Si certains clients le reconnaissaient, il serait une ombre furtive partie se ressourcer avant la réception du soir. Pas de ragots, ni d'ergots. Le chauffeur est parti chercher la dulcinée. Elle attend devant la réception, nul doute. Pas de prénom, encore moins de nom. Luc aime sa fille, amis les femmes sont des objets. Une métisse à l'air innocent, pas vraiment laide - ni jolie, la fille d'un militant socialiste ayant le bon goût d'être Noir diplômé. Elle aussi fera son chemin dans la vie. Elle sort de bonnes études, discipline stricte, solides diplômes, elle est attirée par les hommes riches et influents. Elle fera du chemin, cette petite.
Comment diable s'appelle-t-elle? Luc n'a pas l'intention d'aller au-delà d'un soir. Avec ces jeunettes, au départ, elles se montrent fascinées et dociles; puis elles se rebellent, en viennent aux reproches et aux exigences capricieuses. Luc est très fier de son impunité. Il peut tout se permettre, il se tient au-dessus des lois. Ce qui chez un autre passerait pour de la malhonnêteté et de la fourberie, chez lui, c'est bonus - ou cadeau. Dans cette époque de fric facile et d'impérialisme triomphant, Luc est l'incarnation de l'oligarque au pouvoir. Il vit dans le luxe, il a du succès - politique, médiatique et social.
Il se croit au-dessus des lois. Au-dessus des femmes. Au-desus des autres. Il sourit, rit, s'ébaubit. Il ne prend pas en compte la réalité. Il est le roi, le dieu, le trésor. Il prend des pilules pour ne plus dormir, encaisser les décalages horaires, les agendas surchargés, les réunions entre deux continents. Dérives d'amphétamines. Ses admirateurs louent à mots couverts et choisis son appétit sexuel qui serait la preuve de sa joie de vivre et de sa supériorité de nature. Oligarque orgiaque, il ingurgite aussi des pilules pour doper sa libido. Il compte de bons toubibs. Il est servi par des conseillers en com' d'excellence.
La vie roule pour lui. Seul problème : il ne se sent à l'aise nul part. La politique l'ennuie vite. L'économie est un mirage masqué. Les badinages laissent un goût amer : toujours mentir se révèle fatigant. Les femmes ne méritent pas qu'on leur consacre plus d'un quart d'heure. Luc est envahi par ces garces. L'enseignement supérieur est une course aux honneurs sous couvert d'excellence académique. On se méprise à force de servir le pouvoir intellectuel. Luc aussi s'amuse, la fête, joue aux échecs, la tête, voire au ping-pong, la bête. Ce n'est jamais longtemps.

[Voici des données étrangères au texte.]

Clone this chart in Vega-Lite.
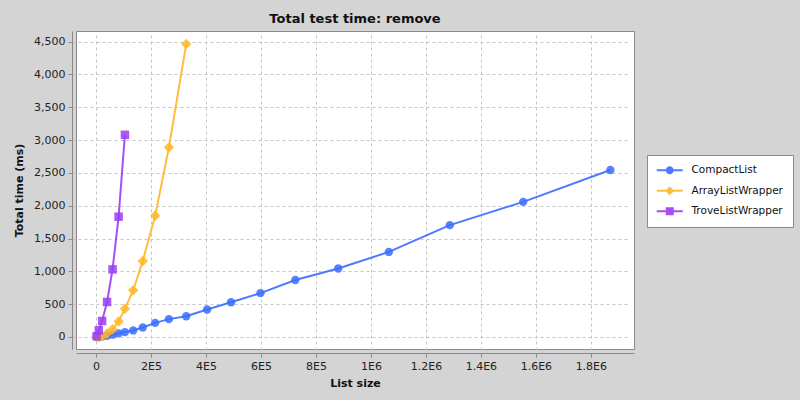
{
  "$schema": "https://vega.github.io/schema/vega-lite/v6.json",
  "autosize": "none",
  "width": 558,
  "height": 318,
  "padding": {"left": 76, "top": 31, "right": 166, "bottom": 51},
  "background": "#d4d4d4",
  "title": {"text": "Total test time: remove", "fontSize": 13, "fontWeight": "bold", "font": "DejaVu Sans", "color": "#111111", "offset": 5, "frame": "group", "anchor": "middle"},
  "config": {
    "font": "DejaVu Sans",
    "view": {"fill": "white", "stroke": "#8a8a8a", "strokeWidth": 1},
    "axis": {
      "offset": 4,
      "grid": true,
      "gridDash": [3, 3],
      "gridColor": "#c4c4c4",
      "gridWidth": 1,
      "domainColor": "#8a8a8a",
      "tickColor": "#8a8a8a",
      "tickSize": 4,
      "labelFont": "DejaVu Sans",
      "labelFontSize": 11,
      "labelColor": "#222222",
      "labelPadding": 3,
      "labelFlush": false,
      "labelOverlap": false,
      "titleFont": "DejaVu Sans",
      "titleFontSize": 11,
      "titleFontWeight": "bold",
      "titleColor": "#111111"
    },
    "legend": {
      "title": null,
      "orient": "none",
      "legendX": 571,
      "legendY": 124,
      "padding": 10,
      "fillColor": "white",
      "strokeColor": "#8a8a8a",
      "symbolSize": 100,
      "symbolStrokeWidth": 0,
      "symbolOpacity": 0.9,
      "symbolOffset": 7.5,
      "labelOffset": 16.5,
      "labelFont": "DejaVu Sans",
      "labelFontSize": 10.5,
      "labelColor": "#111111",
      "rowPadding": 9.5
    }
  },
  "data": {"values": [
    {"s": "CompactList", "x": 2000, "y": 0},
    {"s": "CompactList", "x": 10000, "y": 2},
    {"s": "CompactList", "x": 22000, "y": 8},
    {"s": "CompactList", "x": 40000, "y": 18},
    {"s": "CompactList", "x": 60000, "y": 35},
    {"s": "CompactList", "x": 82000, "y": 55},
    {"s": "CompactList", "x": 105000, "y": 74},
    {"s": "CompactList", "x": 135000, "y": 100},
    {"s": "CompactList", "x": 170000, "y": 145},
    {"s": "CompactList", "x": 215000, "y": 215},
    {"s": "CompactList", "x": 265000, "y": 272},
    {"s": "CompactList", "x": 328000, "y": 316},
    {"s": "CompactList", "x": 404000, "y": 418},
    {"s": "CompactList", "x": 491000, "y": 529},
    {"s": "CompactList", "x": 598000, "y": 668},
    {"s": "CompactList", "x": 725000, "y": 868},
    {"s": "CompactList", "x": 881000, "y": 1043},
    {"s": "CompactList", "x": 1065000, "y": 1296},
    {"s": "CompactList", "x": 1287000, "y": 1704},
    {"s": "CompactList", "x": 1554000, "y": 2059},
    {"s": "CompactList", "x": 1871000, "y": 2544},
    {"s": "ArrayListWrapper", "x": 2000, "y": 0},
    {"s": "ArrayListWrapper", "x": 10000, "y": 1},
    {"s": "ArrayListWrapper", "x": 22000, "y": 11},
    {"s": "ArrayListWrapper", "x": 40000, "y": 52},
    {"s": "ArrayListWrapper", "x": 60000, "y": 117},
    {"s": "ArrayListWrapper", "x": 82000, "y": 237},
    {"s": "ArrayListWrapper", "x": 105000, "y": 430},
    {"s": "ArrayListWrapper", "x": 135000, "y": 712},
    {"s": "ArrayListWrapper", "x": 170000, "y": 1159},
    {"s": "ArrayListWrapper", "x": 215000, "y": 1846},
    {"s": "ArrayListWrapper", "x": 265000, "y": 2889},
    {"s": "ArrayListWrapper", "x": 328000, "y": 4465},
    {"s": "TroveListWrapper", "x": 2000, "y": 12},
    {"s": "TroveListWrapper", "x": 10000, "y": 102},
    {"s": "TroveListWrapper", "x": 22000, "y": 244},
    {"s": "TroveListWrapper", "x": 40000, "y": 534},
    {"s": "TroveListWrapper", "x": 60000, "y": 1030},
    {"s": "TroveListWrapper", "x": 82000, "y": 1833},
    {"s": "TroveListWrapper", "x": 105000, "y": 3081}
  ]},
  "encoding": {
    "x": {
      "field": "x", "type": "quantitative",
      "scale": {"domain": [-73000, 1957000], "nice": false, "zero": false},
      "axis": {
        "title": "List size",
        "values": [0, 200000, 400000, 600000, 800000, 1000000, 1200000, 1400000, 1600000, 1800000],
        "labelExpr": "datum.value == 0 ? '0' : datum.value >= 1000000 ? format(datum.value/1000000, '~g') + 'E6' : format(datum.value/100000, '~g') + 'E5'",
        "titlePadding": 6
      }
    },
    "y": {
      "field": "y", "type": "quantitative",
      "scale": {"domain": [-183, 4662], "nice": false, "zero": false},
      "axis": {
        "title": "Total time (ms)",
        "values": [0, 500, 1000, 1500, 2000, 2500, 3000, 3500, 4000, 4500],
        "format": ",d",
        "titlePadding": 9
      }
    },
    "color": {
      "field": "s", "type": "nominal",
      "scale": {"domain": ["CompactList", "ArrayListWrapper", "TroveListWrapper"], "range": ["#3a6cff", "#ffb626", "#9a3cf5"]}
    }
  },
  "layer": [
    {
      "mark": {"type": "line", "strokeWidth": 2, "opacity": 0.9}
    },
    {
      "transform": [{"filter": "datum.s == 'CompactList'"}],
      "mark": {"type": "point", "filled": true, "opacity": 0.85, "shape": "circle", "size": 70}
    },
    {
      "transform": [{"filter": "datum.s == 'ArrayListWrapper'"}],
      "mark": {"type": "point", "filled": true, "opacity": 0.85, "shape": "diamond", "size": 110}
    },
    {
      "transform": [{"filter": "datum.s == 'TroveListWrapper'"}],
      "mark": {"type": "point", "filled": true, "opacity": 0.85, "shape": "square", "size": 72}
    },
    {
      "transform": [{"filter": "false"}],
      "mark": {"type": "point", "filled": true, "opacity": 0.9},
      "encoding": {
        "shape": {
          "field": "s", "type": "nominal",
          "scale": {
            "domain": ["CompactList", "ArrayListWrapper", "TroveListWrapper"],
            "range": [
              "M-2.6,-0.2H2.6V0.2H-2.6Z M0.8,0A0.8,0.8,0,1,1,-0.8,0A0.8,0.8,0,1,1,0.8,0Z",
              "M-2.6,-0.2H2.6V0.2H-2.6Z M0,-0.9L0.9,0L0,0.9L-0.9,0Z",
              "M-2.6,-0.2H2.6V0.2H-2.6Z M-0.8,-0.8H0.8V0.8H-0.8Z"
            ]
          }
        }
      }
    }
  ]
}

Il a besoin d'honneurs, de travail. Il se déculpabilise avec le sentiment de tuer le temps. Les femmes sont son - dérivatif. Il perd son temps. Comment s'appelle-t-elle déjà? Encore une passade, encore de la poudre aux yeux. On lui envie sa position au-dessus des lois. Il fait la loi? Lui ne s'en amuse guère. L'impunité est relative. Un jour, il tombera. Quand ses soutiens ne seront plus aussi puissants, on ressortira les affaires. Corruption, magouilles, pots de vin. Abus de biens. Les femmes - la panne. Les femmes feront tomber le tombeur dans la tombe. Un, deux témoignages sentis, quelques accusations salaces, sa réputation sera détruite.
Il ne pourra plus se présenter à une élection. Il sera l'objet de la réprobation générale. On le traitera de salaud. Les féministes enragées lui feront la chasse. Les femmes le jugeront sans classe. Les hommes estimeront qu'il est trop déséquilibré pour diriger un pays aussi imposant que la France. Il sera la bête à courre, l'homme à abattre, le cerf et valet. L'ancien oligarque dont la tête a roulé sur le billot des intrigues mondaines. C'est cela, le règne de l'impunité : un jour on est en haut, le surlendemain, tout en bas.